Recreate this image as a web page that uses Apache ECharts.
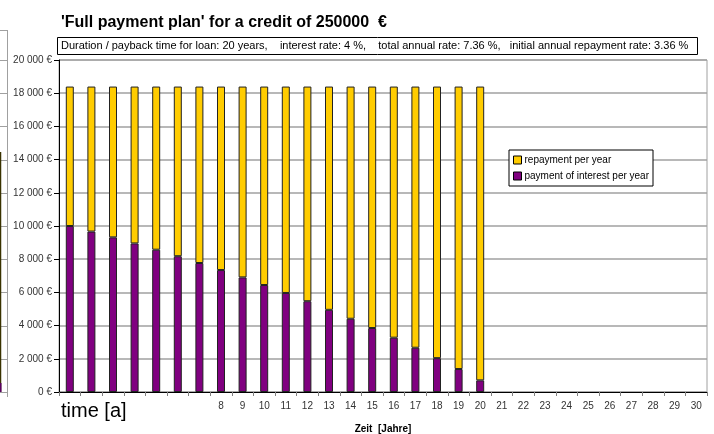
<!DOCTYPE html>
<html>
<head>
<meta charset="utf-8">
<style>
  html, body { margin: 0; padding: 0; background: #ffffff; }
  #chart { width: 714px; height: 434px; }
</style>
<script src="https://cdn.jsdelivr.net/npm/echarts@6/dist/echarts.min.js"></script>
</head>
<body>
<div id="chart"></div>
<script>
// Repayment schedule of an annuity loan: 250 000 €, 4 % interest, 18 400 € per year
const years = ['1','2','3','4','5','6','7','8','9','10','11','12','13','14','15',
               '16','17','18','19','20','21','22','23','24','25','26','27','28','29','30'];
const interestPerYear = [10000, 9664, 9315, 8951, 8573, 8180, 7771, 7346, 6904, 6444,
                         5966, 5469, 4951, 4413, 3854, 3272, 2667, 2038, 1383, 702];
const repaymentPerYear = [8400, 8736, 9085, 9449, 9827, 10220, 10629, 11054, 11496, 11956,
                          12434, 12931, 13449, 13987, 14546, 15128, 15733, 16362, 17017, 17698];
const yTicks = { min: 0, max: 20000, step: 2000 };
const hiddenYearLabels = 7;   // first years sit under the "time [a]" caption

const titleText = "'Full payment plan' for a credit of 250000  €";
const infoText = 'Duration / payback time for loan: 20 years,    interest rate: 4 %,    total annual rate: 7.36 %,   initial annual repayment rate: 3.36 %';

function euro(v) {
  const s = String(Math.round(v)).replace(/\B(?=(\d{3})+(?!\d))/g, ' ');
  return s + ' €';
}

const chart = echarts.init(document.getElementById('chart'), null, { renderer: 'canvas' });

// neighbouring chart edge visible at the far left
const edgeGraphics = [];
edgeGraphics.push({ type: 'line', shape: { x1: 7.5, y1: 30, x2: 7.5, y2: 397 },
  style: { stroke: '#a0a0a0', lineWidth: 1 }, silent: true });
edgeGraphics.push({ type: 'line', shape: { x1: 0, y1: 30.5, x2: 7.5, y2: 30.5 },
  style: { stroke: '#a0a0a0', lineWidth: 1 }, silent: true });
for (let v = yTicks.min; v <= yTicks.max; v += yTicks.step) {
  const y = Math.round(392 - v / yTicks.max * 332) + 0.5;
  edgeGraphics.push({ type: 'line', shape: { x1: 0, y1: y, x2: 7.5, y2: y },
    style: { stroke: '#a0a0a0', lineWidth: 1 }, silent: true });
}
edgeGraphics.push({ type: 'line', shape: { x1: 0.5, y1: 152, x2: 0.5, y2: 392 },
  style: { stroke: '#3a3300', lineWidth: 1.5 }, silent: true });
edgeGraphics.push({ type: 'rect', shape: { x: 0, y: 383, width: 1.5, height: 9 },
  style: { fill: '#5a0060' }, silent: true });

chart.setOption({
  animation: false,
  backgroundColor: '#ffffff',
  textStyle: { fontFamily: 'Liberation Sans, Arial, sans-serif' },
  title: {
    text: titleText,
    left: 56, top: 10,
    textStyle: { fontSize: 16, fontWeight: 'bold', color: '#000000', fontFamily: 'Liberation Sans, Arial, sans-serif' }
  },
  grid: { left: 59, right: 7, top: 60, bottom: 42, containLabel: false,
          outerBoundsMode: 'none',
          show: true, borderColor: '#a0a0a0', borderWidth: 1 },
  legend: {
    orient: 'vertical',
    left: 509, top: 150,
    padding: [5, 4, 5, 4],
    itemGap: 6,
    itemWidth: 8, itemHeight: 8,
    backgroundColor: '#ffffff',
    borderColor: '#000000', borderWidth: 1,
    textStyle: { fontSize: 10, color: '#000000', padding: [0, 0, 0, -2] },
    data: [
      { name: 'repayment per year', icon: 'rect', itemStyle: { borderColor: '#000', borderWidth: 1 } },
      { name: 'payment of interest per year', icon: 'rect', itemStyle: { borderColor: '#000', borderWidth: 1 } }
    ]
  },
  xAxis: {
    type: 'category',
    data: years,
    boundaryGap: true,
    name: 'Zeit  [Jahre]',
    nameLocation: 'middle',
    nameGap: 32,
    nameTextStyle: { fontSize: 10, fontWeight: 'bold', color: '#000000' },
    axisLine: { lineStyle: { color: '#000000', width: 1 } },
    axisTick: { show: true, alignWithLabel: false, length: 4, lineStyle: { color: '#808080' } },
    axisLabel: {
      fontSize: 10, color: '#333333', margin: 9, interval: 0,
      formatter: function (v, i) { return i < hiddenYearLabels ? '' : v; }
    },
    splitLine: { show: false }
  },
  yAxis: {
    type: 'value',
    min: yTicks.min, max: yTicks.max, interval: yTicks.step,
    axisLine: { show: true, lineStyle: { color: '#000000', width: 1 } },
    axisTick: { show: true, length: 5, lineStyle: { color: '#000000' } },
    axisLabel: { fontSize: 10, color: '#333333', margin: 7, formatter: euro },
    splitLine: { show: true, lineStyle: { color: '#a0a0a0', width: 1.5 } }
  },
  series: [
    {
      name: 'payment of interest per year',
      type: 'bar',
      stack: 'annuity',
      data: interestPerYear,
      barWidth: 8,
      itemStyle: { color: '#800080', borderColor: '#222222', borderWidth: 1 }
    },
    {
      name: 'repayment per year',
      type: 'bar',
      stack: 'annuity',
      data: repaymentPerYear,
      barWidth: 8,
      itemStyle: { color: '#FFCC00', borderColor: '#222222', borderWidth: 1 }
    }
  ],
  graphic: [
    {
      type: 'rect',
      shape: { x: 57.5, y: 37.5, width: 640, height: 17 },
      style: { fill: '#ffffff', stroke: '#000000', lineWidth: 1 },
      z: 10
    },
    {
      type: 'text',
      left: 61, top: 40,
      style: { text: infoText, fontSize: 11, fill: '#000000',
               fontFamily: 'Liberation Sans Narrow, Liberation Sans, Arial, sans-serif' },
      z: 11
    },
    {
      type: 'text',
      left: 61, top: 401,
      style: { text: 'time [a]', fontSize: 20, fill: '#000000',
               fontFamily: 'Liberation Sans, Arial, sans-serif' },
      z: 11
    }
  ].concat(edgeGraphics)
});
</script>
</body>
</html>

**TASK PROMPT:**
Return the listing above in full and without alteration, excluding its pictures.

**WRITTEN ANSWER:**
Recreate this image as a web page that uses Apache ECharts.
<!DOCTYPE html>
<html>
<head>
<meta charset="utf-8">
<style>
  html, body { margin: 0; padding: 0; background: #ffffff; }
  #chart { width: 714px; height: 434px; }
</style>
<script src="https://cdn.jsdelivr.net/npm/echarts@6/dist/echarts.min.js"></script>
</head>
<body>
<div id="chart"></div>
<script>
// Repayment schedule of an annuity loan: 250 000 €, 4 % interest, 18 400 € per year
const years = ['1','2','3','4','5','6','7','8','9','10','11','12','13','14','15',
               '16','17','18','19','20','21','22','23','24','25','26','27','28','29','30'];
const interestPerYear = [10000, 9664, 9315, 8951, 8573, 8180, 7771, 7346, 6904, 6444,
                         5966, 5469, 4951, 4413, 3854, 3272, 2667, 2038, 1383, 702];
const repaymentPerYear = [8400, 8736, 9085, 9449, 9827, 10220, 10629, 11054, 11496, 11956,
                          12434, 12931, 13449, 13987, 14546, 15128, 15733, 16362, 17017, 17698];
const yTicks = { min: 0, max: 20000, step: 2000 };
const hiddenYearLabels = 7;   // first years sit under the "time [a]" caption

const titleText = "'Full payment plan' for a credit of 250000  €";
const infoText = 'Duration / payback time for loan: 20 years,    interest rate: 4 %,    total annual rate: 7.36 %,   initial annual repayment rate: 3.36 %';

function euro(v) {
  const s = String(Math.round(v)).replace(/\B(?=(\d{3})+(?!\d))/g, ' ');
  return s + ' €';
}

const chart = echarts.init(document.getElementById('chart'), null, { renderer: 'canvas' });

// neighbouring chart edge visible at the far left
const edgeGraphics = [];
edgeGraphics.push({ type: 'line', shape: { x1: 7.5, y1: 30, x2: 7.5, y2: 397 },
  style: { stroke: '#a0a0a0', lineWidth: 1 }, silent: true });
edgeGraphics.push({ type: 'line', shape: { x1: 0, y1: 30.5, x2: 7.5, y2: 30.5 },
  style: { stroke: '#a0a0a0', lineWidth: 1 }, silent: true });
for (let v = yTicks.min; v <= yTicks.max; v += yTicks.step) {
  const y = Math.round(392 - v / yTicks.max * 332) + 0.5;
  edgeGraphics.push({ type: 'line', shape: { x1: 0, y1: y, x2: 7.5, y2: y },
    style: { stroke: '#a0a0a0', lineWidth: 1 }, silent: true });
}
edgeGraphics.push({ type: 'line', shape: { x1: 0.5, y1: 152, x2: 0.5, y2: 392 },
  style: { stroke: '#3a3300', lineWidth: 1.5 }, silent: true });
edgeGraphics.push({ type: 'rect', shape: { x: 0, y: 383, width: 1.5, height: 9 },
  style: { fill: '#5a0060' }, silent: true });

chart.setOption({
  animation: false,
  backgroundColor: '#ffffff',
  textStyle: { fontFamily: 'Liberation Sans, Arial, sans-serif' },
  title: {
    text: titleText,
    left: 56, top: 10,
    textStyle: { fontSize: 16, fontWeight: 'bold', color: '#000000', fontFamily: 'Liberation Sans, Arial, sans-serif' }
  },
  grid: { left: 59, right: 7, top: 60, bottom: 42, containLabel: false,
          outerBoundsMode: 'none',
          show: true, borderColor: '#a0a0a0', borderWidth: 1 },
  legend: {
    orient: 'vertical',
    left: 509, top: 150,
    padding: [5, 4, 5, 4],
    itemGap: 6,
    itemWidth: 8, itemHeight: 8,
    backgroundColor: '#ffffff',
    borderColor: '#000000', borderWidth: 1,
    textStyle: { fontSize: 10, color: '#000000', padding: [0, 0, 0, -2] },
    data: [
      { name: 'repayment per year', icon: 'rect', itemStyle: { borderColor: '#000', borderWidth: 1 } },
      { name: 'payment of interest per year', icon: 'rect', itemStyle: { borderColor: '#000', borderWidth: 1 } }
    ]
  },
  xAxis: {
    type: 'category',
    data: years,
    boundaryGap: true,
    name: 'Zeit  [Jahre]',
    nameLocation: 'middle',
    nameGap: 32,
    nameTextStyle: { fontSize: 10, fontWeight: 'bold', color: '#000000' },
    axisLine: { lineStyle: { color: '#000000', width: 1 } },
    axisTick: { show: true, alignWithLabel: false, length: 4, lineStyle: { color: '#808080' } },
    axisLabel: {
      fontSize: 10, color: '#333333', margin: 9, interval: 0,
      formatter: function (v, i) { return i < hiddenYearLabels ? '' : v; }
    },
    splitLine: { show: false }
  },
  yAxis: {
    type: 'value',
    min: yTicks.min, max: yTicks.max, interval: yTicks.step,
    axisLine: { show: true, lineStyle: { color: '#000000', width: 1 } },
    axisTick: { show: true, length: 5, lineStyle: { color: '#000000' } },
    axisLabel: { fontSize: 10, color: '#333333', margin: 7, formatter: euro },
    splitLine: { show: true, lineStyle: { color: '#a0a0a0', width: 1.5 } }
  },
  series: [
    {
      name: 'payment of interest per year',
      type: 'bar',
      stack: 'annuity',
      data: interestPerYear,
      barWidth: 8,
      itemStyle: { color: '#800080', borderColor: '#222222', borderWidth: 1 }
    },
    {
      name: 'repayment per year',
      type: 'bar',
      stack: 'annuity',
      data: repaymentPerYear,
      barWidth: 8,
      itemStyle: { color: '#FFCC00', borderColor: '#222222', borderWidth: 1 }
    }
  ],
  graphic: [
    {
      type: 'rect',
      shape: { x: 57.5, y: 37.5, width: 640, height: 17 },
      style: { fill: '#ffffff', stroke: '#000000', lineWidth: 1 },
      z: 10
    },
    {
      type: 'text',
      left: 61, top: 40,
      style: { text: infoText, fontSize: 11, fill: '#000000',
               fontFamily: 'Liberation Sans Narrow, Liberation Sans, Arial, sans-serif' },
      z: 11
    },
    {
      type: 'text',
      left: 61, top: 401,
      style: { text: 'time [a]', fontSize: 20, fill: '#000000',
               fontFamily: 'Liberation Sans, Arial, sans-serif' },
      z: 11
    }
  ].concat(edgeGraphics)
});
</script>
</body>
</html>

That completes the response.